_Data block_:
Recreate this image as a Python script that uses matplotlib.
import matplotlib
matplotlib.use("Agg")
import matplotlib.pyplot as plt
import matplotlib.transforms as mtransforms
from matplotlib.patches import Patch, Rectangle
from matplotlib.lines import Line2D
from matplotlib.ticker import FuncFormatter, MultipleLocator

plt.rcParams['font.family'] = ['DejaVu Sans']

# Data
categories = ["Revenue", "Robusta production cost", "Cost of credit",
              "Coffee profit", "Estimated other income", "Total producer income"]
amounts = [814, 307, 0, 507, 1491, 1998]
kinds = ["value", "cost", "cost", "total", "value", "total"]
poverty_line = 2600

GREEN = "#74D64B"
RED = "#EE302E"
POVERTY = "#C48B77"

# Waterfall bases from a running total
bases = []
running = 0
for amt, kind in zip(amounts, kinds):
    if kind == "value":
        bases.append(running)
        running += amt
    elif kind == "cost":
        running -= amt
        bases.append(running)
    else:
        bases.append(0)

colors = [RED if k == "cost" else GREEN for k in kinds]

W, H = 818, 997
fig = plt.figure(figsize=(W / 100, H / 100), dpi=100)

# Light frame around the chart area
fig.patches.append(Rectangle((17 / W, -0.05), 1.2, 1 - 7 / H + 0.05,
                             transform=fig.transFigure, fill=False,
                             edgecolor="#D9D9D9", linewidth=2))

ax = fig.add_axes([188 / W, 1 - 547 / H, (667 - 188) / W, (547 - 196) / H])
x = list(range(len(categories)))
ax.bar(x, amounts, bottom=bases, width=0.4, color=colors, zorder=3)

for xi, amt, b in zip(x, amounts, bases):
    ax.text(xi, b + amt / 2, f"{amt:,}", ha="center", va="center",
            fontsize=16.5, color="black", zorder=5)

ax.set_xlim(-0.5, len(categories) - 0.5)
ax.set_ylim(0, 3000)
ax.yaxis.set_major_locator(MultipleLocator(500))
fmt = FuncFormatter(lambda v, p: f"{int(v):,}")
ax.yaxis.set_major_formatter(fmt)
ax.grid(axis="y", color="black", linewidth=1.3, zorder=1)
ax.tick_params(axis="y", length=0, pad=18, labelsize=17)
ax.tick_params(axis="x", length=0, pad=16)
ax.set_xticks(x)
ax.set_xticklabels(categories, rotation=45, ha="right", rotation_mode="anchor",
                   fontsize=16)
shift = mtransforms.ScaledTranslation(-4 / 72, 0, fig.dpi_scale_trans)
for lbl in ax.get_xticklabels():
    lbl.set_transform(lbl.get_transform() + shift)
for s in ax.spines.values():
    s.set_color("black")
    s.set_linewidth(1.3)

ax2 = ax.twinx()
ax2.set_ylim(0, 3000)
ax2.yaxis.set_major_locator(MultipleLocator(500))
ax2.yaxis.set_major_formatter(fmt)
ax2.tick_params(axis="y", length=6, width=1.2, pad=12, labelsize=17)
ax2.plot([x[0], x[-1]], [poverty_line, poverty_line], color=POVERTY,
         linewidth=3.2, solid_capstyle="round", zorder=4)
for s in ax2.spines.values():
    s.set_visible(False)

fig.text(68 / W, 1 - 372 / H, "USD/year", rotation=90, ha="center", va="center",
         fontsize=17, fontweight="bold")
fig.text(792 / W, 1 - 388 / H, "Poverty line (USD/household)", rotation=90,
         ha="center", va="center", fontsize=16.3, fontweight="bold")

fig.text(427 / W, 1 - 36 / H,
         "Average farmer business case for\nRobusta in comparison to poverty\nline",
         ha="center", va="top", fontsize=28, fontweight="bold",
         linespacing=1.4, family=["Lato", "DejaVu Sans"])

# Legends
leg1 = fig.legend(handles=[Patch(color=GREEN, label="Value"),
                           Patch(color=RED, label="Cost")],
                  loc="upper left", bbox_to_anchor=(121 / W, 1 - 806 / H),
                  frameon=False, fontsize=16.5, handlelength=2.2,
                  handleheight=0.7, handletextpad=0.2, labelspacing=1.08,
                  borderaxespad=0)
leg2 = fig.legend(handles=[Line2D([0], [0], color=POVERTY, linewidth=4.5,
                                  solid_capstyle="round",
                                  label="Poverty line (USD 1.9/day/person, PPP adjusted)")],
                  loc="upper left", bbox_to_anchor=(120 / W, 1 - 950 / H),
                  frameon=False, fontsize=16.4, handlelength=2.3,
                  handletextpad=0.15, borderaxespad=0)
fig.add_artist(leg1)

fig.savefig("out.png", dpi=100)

_Goal_: Set down the lines above as they stand, starting with the first line and ending with the line that contains "fig = plt.figure(figsize=(W".

_Solution_:
Recreate this image as a Python script that uses matplotlib.
import matplotlib
matplotlib.use("Agg")
import matplotlib.pyplot as plt
import matplotlib.transforms as mtransforms
from matplotlib.patches import Patch, Rectangle
from matplotlib.lines import Line2D
from matplotlib.ticker import FuncFormatter, MultipleLocator

plt.rcParams['font.family'] = ['DejaVu Sans']

# Data
categories = ["Revenue", "Robusta production cost", "Cost of credit",
              "Coffee profit", "Estimated other income", "Total producer income"]
amounts = [814, 307, 0, 507, 1491, 1998]
kinds = ["value", "cost", "cost", "total", "value", "total"]
poverty_line = 2600

GREEN = "#74D64B"
RED = "#EE302E"
POVERTY = "#C48B77"

# Waterfall bases from a running total
bases = []
running = 0
for amt, kind in zip(amounts, kinds):
    if kind == "value":
        bases.append(running)
        running += amt
    elif kind == "cost":
        running -= amt
        bases.append(running)
    else:
        bases.append(0)

colors = [RED if k == "cost" else GREEN for k in kinds]

W, H = 818, 997
fig = plt.figure(figsize=(W / 100, H / 100), dpi=100)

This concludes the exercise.